1903. With U.S. support, Panama becomes independent. The United States begins work on the Panama Canal.
1905. Yellow fever is eradicated in Panama.
1906. Theodore Roosevelt becomes the first president to leave the continental United States while in office when he visits Panama to observe progress on the canal.
1914. The canal is completed at a cost to the United States of US$375 million making it the most expensive construction project in the nation's history at the time.
1921. The United States pays Colombia US$25 million in compensation for American support of the Panamanian revolution. The completed canal has 4 times the volume that was envisioned by the original French plan.
1968. The civilian government is overthrown by a military coup.
1972. A new constitution is adopted.
1977. The United States and Panama conclude the Torrijos-Carter Treaty to turn control of the canal over to Panama. Under the terms of the Treaty, the United States retains the right to defend the canal. Also under the terms of the accord, tolls are increased by 29.3 percent.
1983. Reforms are enacted to the constitution.
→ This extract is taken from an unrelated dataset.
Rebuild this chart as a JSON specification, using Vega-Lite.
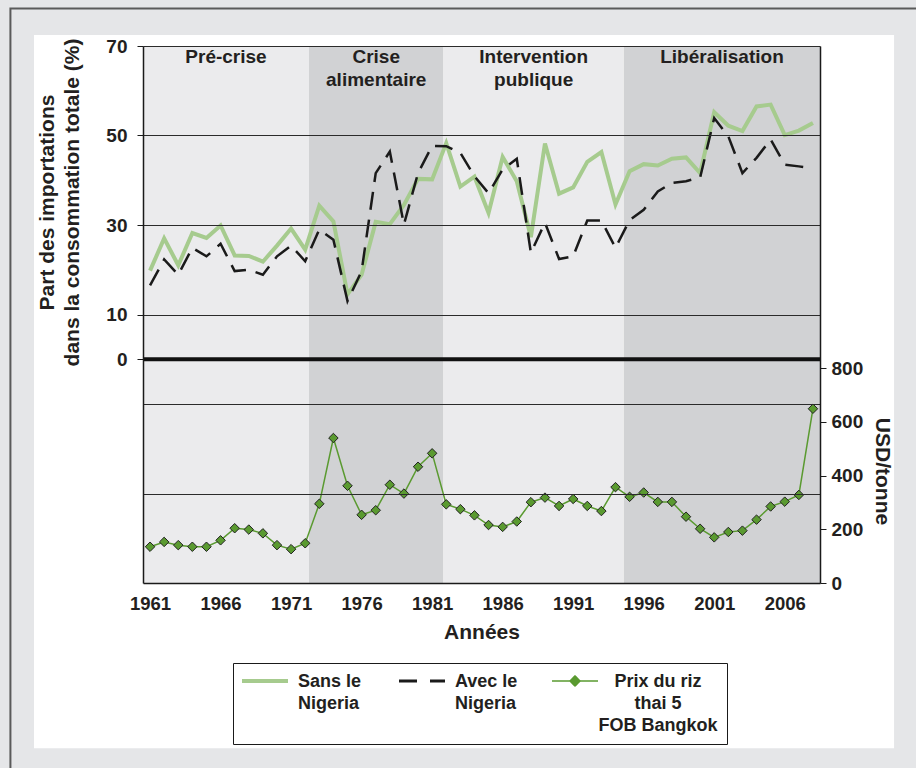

1984. Manuel Noriega becomes dictator of Panama.
1987. In response to Noreiga's actions, the United States suspends aid to Panama.
1989. After invalidating legal elections, Noriega is ousted from power by a U.S. military invasion. Noriega is taken to the United States and tried for drug-smuggling. He is convicted and sentenced to 40 years in prison. The legally-elected president is restored to power.
1993. The Interoceanic Region Authority is established to promote commercial development in the Canal Zone.
1994. The military is abolished through a constitutional amendment, and additional reforms are added to the constitution to ensure democracy.
1996. Panama joins the WTO.
1999. The canal is transferred to Panamanian control.